══ DATA ROWS

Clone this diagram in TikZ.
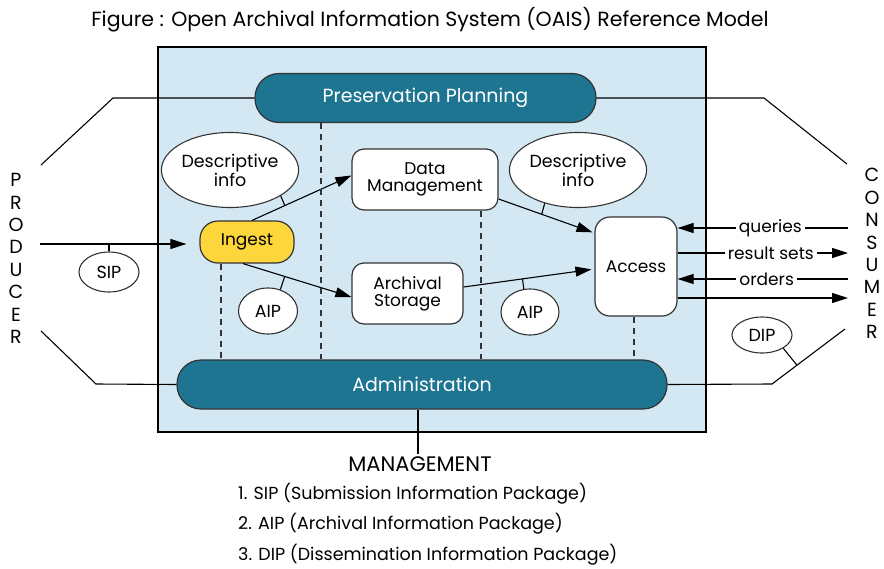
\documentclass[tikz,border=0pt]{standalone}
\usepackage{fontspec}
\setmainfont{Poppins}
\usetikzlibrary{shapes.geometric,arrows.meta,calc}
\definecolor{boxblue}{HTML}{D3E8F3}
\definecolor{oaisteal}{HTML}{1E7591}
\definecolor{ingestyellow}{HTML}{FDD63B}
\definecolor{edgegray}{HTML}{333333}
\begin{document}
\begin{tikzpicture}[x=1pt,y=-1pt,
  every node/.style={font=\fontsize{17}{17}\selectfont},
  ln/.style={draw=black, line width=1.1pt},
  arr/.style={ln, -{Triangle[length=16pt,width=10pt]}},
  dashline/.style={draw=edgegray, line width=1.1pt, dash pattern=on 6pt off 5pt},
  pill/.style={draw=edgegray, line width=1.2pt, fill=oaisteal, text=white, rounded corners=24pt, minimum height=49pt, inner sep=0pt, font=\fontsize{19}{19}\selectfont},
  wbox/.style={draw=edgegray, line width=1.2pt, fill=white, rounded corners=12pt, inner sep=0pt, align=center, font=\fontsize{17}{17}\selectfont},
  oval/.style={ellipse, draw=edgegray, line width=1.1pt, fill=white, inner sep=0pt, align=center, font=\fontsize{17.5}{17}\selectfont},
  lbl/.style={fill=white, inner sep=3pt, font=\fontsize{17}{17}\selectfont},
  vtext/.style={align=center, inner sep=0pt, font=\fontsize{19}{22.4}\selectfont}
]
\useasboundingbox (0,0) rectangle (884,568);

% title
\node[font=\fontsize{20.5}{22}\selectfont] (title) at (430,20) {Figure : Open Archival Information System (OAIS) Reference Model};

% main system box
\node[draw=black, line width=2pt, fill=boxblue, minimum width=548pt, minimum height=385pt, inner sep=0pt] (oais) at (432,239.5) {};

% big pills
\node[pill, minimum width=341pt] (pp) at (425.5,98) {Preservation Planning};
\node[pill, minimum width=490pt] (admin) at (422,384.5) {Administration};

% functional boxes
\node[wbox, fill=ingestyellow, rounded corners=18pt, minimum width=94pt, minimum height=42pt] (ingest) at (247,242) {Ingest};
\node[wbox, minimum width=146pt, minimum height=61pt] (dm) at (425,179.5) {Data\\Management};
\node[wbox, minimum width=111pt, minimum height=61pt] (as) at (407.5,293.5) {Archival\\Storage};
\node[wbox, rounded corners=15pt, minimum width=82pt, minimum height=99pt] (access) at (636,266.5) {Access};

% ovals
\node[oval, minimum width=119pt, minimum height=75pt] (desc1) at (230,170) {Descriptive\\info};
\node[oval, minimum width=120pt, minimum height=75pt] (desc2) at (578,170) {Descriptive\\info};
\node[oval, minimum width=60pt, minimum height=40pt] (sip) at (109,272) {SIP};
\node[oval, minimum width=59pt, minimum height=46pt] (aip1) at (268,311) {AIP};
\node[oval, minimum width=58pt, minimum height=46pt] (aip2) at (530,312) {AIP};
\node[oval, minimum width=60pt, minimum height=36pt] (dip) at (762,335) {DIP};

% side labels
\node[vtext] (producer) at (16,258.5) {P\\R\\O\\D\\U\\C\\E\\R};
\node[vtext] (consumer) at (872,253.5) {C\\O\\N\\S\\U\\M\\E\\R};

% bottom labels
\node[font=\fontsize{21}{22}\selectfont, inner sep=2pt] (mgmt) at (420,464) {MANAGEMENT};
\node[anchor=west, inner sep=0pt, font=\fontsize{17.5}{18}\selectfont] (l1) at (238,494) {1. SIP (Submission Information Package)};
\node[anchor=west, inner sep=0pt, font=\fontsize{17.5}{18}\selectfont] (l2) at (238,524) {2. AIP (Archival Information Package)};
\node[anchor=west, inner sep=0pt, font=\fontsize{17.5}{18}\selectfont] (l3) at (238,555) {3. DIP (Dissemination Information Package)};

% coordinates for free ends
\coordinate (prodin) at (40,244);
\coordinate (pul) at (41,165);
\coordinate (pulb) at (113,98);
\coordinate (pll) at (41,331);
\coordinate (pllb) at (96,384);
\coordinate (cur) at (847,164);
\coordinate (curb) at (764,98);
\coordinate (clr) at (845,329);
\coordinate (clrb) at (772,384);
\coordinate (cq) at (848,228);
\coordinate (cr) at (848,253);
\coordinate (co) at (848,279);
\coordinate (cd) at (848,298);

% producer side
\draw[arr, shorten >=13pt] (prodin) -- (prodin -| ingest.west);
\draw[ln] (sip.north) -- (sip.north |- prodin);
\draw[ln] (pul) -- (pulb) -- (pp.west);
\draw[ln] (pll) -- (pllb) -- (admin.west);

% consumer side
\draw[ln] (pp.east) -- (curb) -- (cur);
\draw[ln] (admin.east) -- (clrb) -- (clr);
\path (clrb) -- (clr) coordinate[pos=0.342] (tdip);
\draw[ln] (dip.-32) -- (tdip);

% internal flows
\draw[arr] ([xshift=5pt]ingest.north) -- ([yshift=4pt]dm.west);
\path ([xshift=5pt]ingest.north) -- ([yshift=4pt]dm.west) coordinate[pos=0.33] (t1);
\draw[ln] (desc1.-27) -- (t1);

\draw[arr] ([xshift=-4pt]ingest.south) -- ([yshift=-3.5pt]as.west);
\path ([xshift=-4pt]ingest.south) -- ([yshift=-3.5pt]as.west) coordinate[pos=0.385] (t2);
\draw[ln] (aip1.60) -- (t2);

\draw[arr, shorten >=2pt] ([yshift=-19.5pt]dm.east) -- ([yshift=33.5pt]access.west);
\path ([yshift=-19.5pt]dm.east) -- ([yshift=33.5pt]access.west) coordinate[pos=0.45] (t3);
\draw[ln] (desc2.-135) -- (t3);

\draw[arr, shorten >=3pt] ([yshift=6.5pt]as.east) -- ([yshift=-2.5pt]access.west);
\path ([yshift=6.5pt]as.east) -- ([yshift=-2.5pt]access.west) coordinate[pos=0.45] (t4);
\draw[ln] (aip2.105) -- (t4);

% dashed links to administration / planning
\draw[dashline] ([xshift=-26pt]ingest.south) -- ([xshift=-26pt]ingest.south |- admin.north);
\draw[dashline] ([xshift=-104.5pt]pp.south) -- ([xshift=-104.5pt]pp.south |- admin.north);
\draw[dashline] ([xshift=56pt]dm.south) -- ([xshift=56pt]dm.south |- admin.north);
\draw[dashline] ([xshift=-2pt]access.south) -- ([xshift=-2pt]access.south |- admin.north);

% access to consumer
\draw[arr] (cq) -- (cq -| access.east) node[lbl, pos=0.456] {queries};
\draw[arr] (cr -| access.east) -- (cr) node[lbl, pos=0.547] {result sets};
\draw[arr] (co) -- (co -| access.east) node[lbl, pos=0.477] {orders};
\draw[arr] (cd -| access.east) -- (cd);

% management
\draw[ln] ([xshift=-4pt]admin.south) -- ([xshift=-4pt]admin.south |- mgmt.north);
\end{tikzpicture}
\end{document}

════
══ DATA ROWS

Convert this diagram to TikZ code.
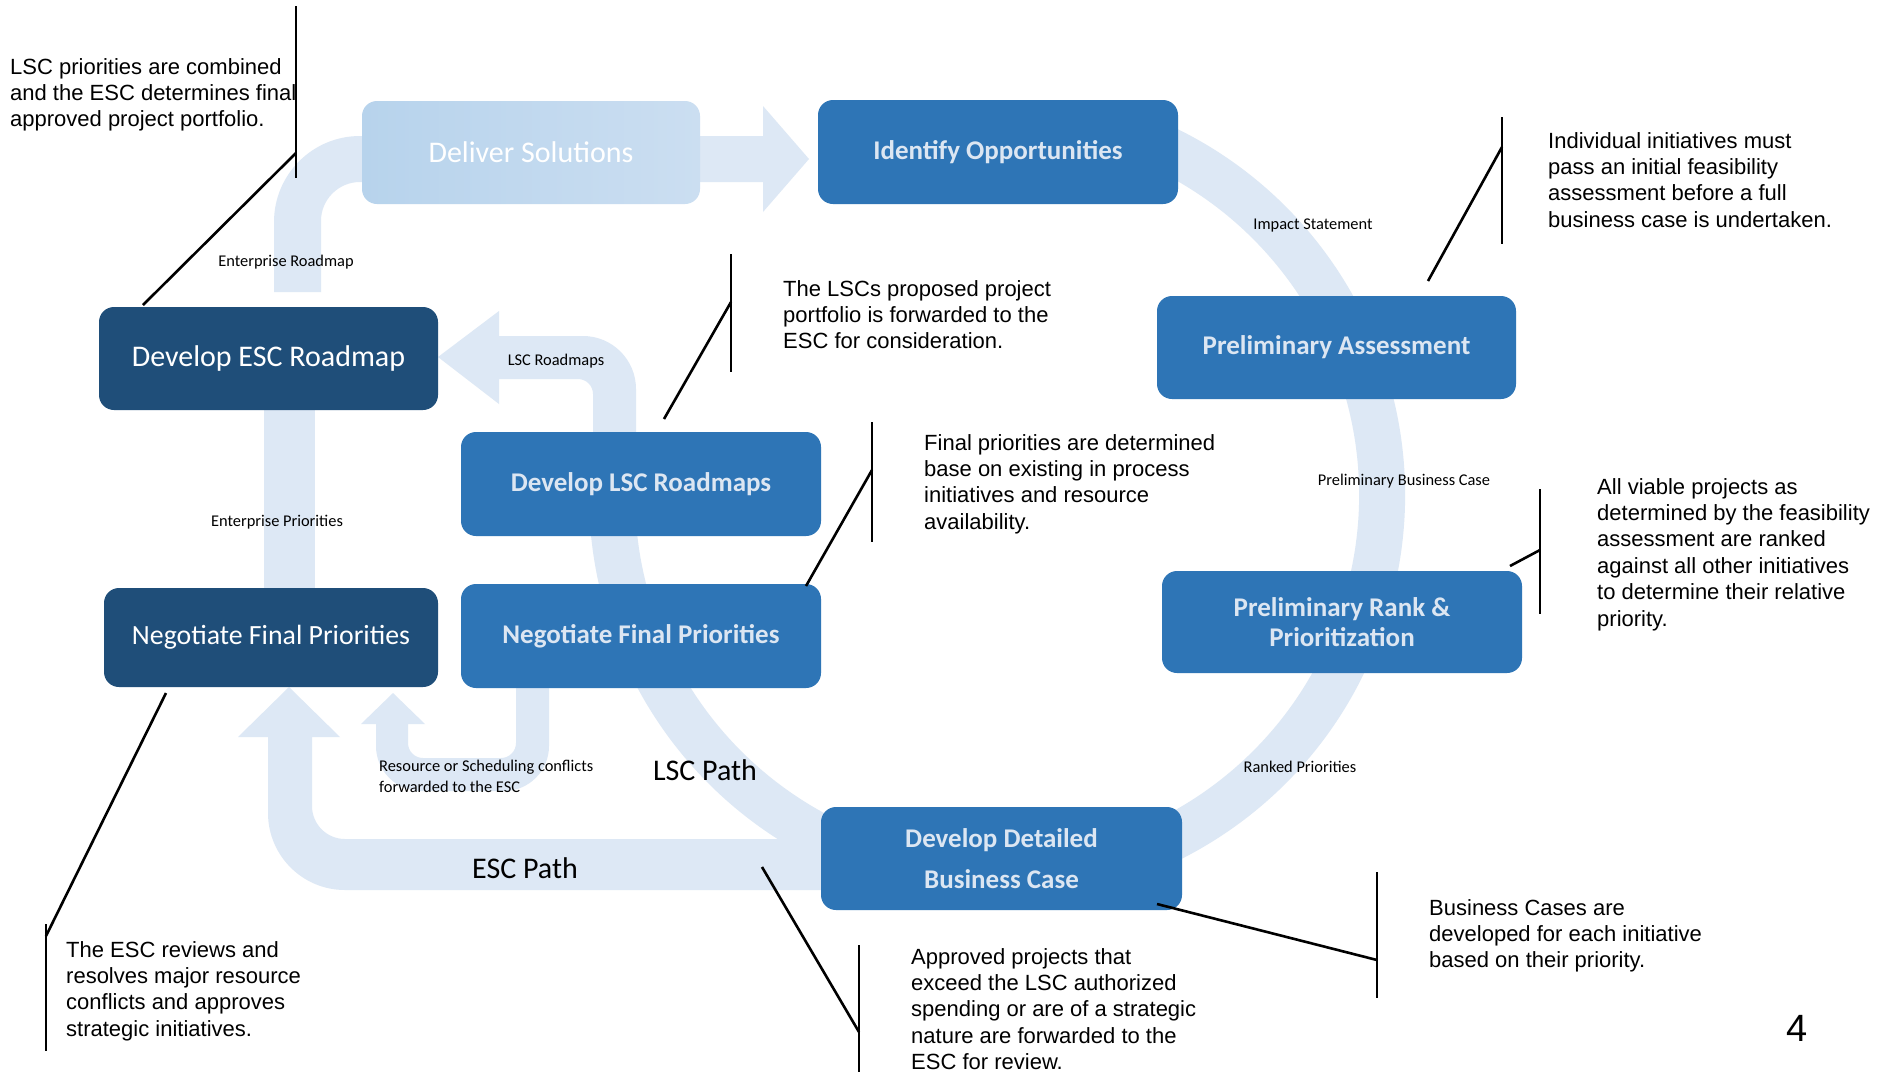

════
══ DATA ROWS

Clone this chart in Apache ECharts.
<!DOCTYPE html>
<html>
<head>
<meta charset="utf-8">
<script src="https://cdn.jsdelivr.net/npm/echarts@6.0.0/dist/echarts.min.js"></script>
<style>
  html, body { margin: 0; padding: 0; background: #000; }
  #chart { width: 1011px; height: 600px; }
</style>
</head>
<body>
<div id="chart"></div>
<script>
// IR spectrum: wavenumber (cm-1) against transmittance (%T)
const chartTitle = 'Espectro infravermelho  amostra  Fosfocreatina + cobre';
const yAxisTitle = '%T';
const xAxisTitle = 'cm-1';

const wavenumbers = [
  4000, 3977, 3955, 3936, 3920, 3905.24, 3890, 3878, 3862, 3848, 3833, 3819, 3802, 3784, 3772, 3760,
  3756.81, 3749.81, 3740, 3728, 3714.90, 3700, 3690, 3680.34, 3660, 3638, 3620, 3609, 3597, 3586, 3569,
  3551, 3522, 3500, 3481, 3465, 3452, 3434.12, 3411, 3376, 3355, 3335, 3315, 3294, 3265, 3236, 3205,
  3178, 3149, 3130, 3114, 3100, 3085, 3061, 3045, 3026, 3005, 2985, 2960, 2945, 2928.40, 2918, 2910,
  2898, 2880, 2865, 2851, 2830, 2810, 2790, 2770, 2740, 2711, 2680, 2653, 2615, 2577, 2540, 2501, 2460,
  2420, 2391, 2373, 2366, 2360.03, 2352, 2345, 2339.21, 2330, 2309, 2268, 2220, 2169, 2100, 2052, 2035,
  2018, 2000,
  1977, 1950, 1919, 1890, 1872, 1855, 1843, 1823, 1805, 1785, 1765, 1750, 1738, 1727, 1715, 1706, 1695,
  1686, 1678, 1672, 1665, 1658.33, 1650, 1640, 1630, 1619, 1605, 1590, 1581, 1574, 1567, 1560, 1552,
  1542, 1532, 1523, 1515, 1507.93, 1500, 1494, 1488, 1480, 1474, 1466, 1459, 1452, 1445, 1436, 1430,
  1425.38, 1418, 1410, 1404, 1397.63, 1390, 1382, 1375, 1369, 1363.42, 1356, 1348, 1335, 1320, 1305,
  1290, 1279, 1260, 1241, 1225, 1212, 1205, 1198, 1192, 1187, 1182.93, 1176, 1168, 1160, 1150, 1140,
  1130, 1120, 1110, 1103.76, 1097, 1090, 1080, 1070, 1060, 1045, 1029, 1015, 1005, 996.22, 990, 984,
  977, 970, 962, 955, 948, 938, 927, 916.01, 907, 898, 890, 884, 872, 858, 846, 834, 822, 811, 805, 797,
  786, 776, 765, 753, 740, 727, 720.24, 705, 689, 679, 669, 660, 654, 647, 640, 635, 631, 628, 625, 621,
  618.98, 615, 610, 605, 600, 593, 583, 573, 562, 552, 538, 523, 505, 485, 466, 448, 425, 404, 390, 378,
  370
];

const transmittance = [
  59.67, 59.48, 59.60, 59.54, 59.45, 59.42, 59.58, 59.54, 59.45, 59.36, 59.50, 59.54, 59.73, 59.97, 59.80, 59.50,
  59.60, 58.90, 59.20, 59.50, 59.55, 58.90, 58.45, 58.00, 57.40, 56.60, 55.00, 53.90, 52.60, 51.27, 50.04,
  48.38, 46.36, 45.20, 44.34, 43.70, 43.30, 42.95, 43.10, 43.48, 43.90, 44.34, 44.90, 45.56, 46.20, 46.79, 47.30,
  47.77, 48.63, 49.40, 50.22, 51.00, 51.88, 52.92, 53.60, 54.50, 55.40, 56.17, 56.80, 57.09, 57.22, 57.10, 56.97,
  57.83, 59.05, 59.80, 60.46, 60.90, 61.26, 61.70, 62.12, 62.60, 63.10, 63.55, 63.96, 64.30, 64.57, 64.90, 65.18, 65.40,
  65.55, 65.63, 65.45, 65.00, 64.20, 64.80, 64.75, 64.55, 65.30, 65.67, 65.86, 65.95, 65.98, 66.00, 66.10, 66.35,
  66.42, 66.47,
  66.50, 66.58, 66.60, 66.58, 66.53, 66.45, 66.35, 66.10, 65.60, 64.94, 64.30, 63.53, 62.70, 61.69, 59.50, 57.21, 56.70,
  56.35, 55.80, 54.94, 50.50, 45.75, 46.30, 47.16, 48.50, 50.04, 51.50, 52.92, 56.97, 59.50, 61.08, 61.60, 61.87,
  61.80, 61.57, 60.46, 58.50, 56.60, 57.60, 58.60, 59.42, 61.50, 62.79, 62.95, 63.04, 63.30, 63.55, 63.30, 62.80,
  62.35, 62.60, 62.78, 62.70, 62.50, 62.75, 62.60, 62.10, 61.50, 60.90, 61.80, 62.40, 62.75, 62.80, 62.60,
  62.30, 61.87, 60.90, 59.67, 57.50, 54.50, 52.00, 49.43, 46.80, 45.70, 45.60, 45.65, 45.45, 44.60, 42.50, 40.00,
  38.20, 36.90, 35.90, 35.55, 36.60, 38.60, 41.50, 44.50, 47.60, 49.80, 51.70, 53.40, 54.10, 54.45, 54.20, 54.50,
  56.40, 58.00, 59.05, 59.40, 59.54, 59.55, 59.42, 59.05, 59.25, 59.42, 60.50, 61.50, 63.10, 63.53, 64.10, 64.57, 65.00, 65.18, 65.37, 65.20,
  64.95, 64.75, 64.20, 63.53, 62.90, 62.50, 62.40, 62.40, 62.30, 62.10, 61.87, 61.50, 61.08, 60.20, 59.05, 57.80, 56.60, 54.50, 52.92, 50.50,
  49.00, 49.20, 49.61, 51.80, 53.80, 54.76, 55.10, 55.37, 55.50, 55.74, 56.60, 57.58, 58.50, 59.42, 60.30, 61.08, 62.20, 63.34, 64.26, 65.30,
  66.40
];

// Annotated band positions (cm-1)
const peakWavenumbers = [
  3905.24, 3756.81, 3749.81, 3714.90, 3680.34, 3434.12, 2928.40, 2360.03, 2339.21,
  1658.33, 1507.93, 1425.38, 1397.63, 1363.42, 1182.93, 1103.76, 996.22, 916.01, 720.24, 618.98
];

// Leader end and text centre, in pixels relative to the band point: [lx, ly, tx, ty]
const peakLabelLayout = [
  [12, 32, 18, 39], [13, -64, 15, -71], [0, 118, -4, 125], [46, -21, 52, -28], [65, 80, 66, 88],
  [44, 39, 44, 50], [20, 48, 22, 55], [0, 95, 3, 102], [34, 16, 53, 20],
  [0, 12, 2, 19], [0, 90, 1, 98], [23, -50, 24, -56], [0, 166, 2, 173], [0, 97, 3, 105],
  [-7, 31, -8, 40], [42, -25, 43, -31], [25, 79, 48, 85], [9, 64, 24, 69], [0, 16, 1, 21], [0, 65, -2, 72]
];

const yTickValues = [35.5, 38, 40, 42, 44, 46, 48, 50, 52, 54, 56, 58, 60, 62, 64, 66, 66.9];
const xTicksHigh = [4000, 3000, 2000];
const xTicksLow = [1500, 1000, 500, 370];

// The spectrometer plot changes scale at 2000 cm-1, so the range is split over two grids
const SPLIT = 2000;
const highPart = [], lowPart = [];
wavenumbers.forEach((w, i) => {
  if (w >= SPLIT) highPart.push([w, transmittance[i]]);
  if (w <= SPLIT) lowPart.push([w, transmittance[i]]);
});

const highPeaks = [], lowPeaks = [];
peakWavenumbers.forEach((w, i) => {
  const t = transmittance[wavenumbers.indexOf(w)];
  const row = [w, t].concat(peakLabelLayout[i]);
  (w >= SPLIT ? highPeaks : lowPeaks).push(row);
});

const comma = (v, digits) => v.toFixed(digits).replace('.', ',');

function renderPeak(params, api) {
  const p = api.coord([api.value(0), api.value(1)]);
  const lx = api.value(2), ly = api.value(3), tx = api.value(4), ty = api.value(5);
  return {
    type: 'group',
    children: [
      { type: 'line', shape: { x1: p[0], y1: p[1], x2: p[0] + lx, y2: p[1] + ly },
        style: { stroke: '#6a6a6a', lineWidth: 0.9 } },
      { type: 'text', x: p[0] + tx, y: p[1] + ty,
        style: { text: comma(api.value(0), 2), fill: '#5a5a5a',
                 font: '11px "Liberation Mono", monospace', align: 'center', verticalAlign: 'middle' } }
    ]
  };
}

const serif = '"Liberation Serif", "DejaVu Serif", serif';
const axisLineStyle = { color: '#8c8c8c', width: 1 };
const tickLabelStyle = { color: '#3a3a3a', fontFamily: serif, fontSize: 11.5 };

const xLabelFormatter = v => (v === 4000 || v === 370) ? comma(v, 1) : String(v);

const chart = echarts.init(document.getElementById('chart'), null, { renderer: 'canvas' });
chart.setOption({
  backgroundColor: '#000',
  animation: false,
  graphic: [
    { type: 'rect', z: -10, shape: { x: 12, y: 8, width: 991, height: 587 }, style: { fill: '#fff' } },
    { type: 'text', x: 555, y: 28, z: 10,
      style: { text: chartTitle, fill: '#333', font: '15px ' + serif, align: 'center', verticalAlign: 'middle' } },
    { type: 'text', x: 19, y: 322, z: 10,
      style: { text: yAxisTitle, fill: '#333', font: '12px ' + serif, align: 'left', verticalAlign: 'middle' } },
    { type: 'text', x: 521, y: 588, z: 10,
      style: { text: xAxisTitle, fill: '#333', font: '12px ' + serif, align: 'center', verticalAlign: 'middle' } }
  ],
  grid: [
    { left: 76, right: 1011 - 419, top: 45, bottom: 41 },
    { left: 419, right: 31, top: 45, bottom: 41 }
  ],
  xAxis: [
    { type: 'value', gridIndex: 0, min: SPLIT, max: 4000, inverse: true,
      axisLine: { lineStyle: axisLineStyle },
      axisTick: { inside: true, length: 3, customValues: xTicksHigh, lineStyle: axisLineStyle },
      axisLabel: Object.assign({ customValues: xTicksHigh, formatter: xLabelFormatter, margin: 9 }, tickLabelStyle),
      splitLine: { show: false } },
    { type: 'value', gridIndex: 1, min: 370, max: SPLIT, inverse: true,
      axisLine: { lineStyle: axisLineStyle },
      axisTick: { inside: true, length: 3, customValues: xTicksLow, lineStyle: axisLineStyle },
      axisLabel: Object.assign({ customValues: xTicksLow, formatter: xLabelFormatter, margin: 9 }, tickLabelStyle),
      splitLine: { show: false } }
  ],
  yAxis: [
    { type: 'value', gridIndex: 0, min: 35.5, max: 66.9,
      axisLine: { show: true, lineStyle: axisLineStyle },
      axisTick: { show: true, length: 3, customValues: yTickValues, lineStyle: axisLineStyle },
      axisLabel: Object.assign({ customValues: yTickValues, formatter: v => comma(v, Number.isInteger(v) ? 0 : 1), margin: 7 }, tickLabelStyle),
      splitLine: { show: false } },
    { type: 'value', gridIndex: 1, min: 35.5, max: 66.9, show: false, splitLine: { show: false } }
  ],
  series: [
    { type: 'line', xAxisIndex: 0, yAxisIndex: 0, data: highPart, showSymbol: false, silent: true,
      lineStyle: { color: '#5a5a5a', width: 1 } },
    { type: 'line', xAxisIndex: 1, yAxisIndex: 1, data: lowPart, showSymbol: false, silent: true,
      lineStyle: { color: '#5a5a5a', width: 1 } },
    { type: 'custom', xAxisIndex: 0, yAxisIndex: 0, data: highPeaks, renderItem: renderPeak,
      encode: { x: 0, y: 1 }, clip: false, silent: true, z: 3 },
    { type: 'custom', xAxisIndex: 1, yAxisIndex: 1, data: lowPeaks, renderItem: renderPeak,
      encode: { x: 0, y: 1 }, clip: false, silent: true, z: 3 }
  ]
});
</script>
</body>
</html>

════

- DO THIS -
Take the lines from the line with "Clone this chart in Apache ECharts." through the line with "const xAxisTitle = 'cm-1';", both ends included, and give them again exactly, with nothing else.

- OUTPUT OF THE TASK -
Clone this chart in Apache ECharts.
<!DOCTYPE html>
<html>
<head>
<meta charset="utf-8">
<script src="https://cdn.jsdelivr.net/npm/echarts@6.0.0/dist/echarts.min.js"></script>
<style>
  html, body { margin: 0; padding: 0; background: #000; }
  #chart { width: 1011px; height: 600px; }
</style>
</head>
<body>
<div id="chart"></div>
<script>
// IR spectrum: wavenumber (cm-1) against transmittance (%T)
const chartTitle = 'Espectro infravermelho  amostra  Fosfocreatina + cobre';
const yAxisTitle = '%T';
const xAxisTitle = 'cm-1';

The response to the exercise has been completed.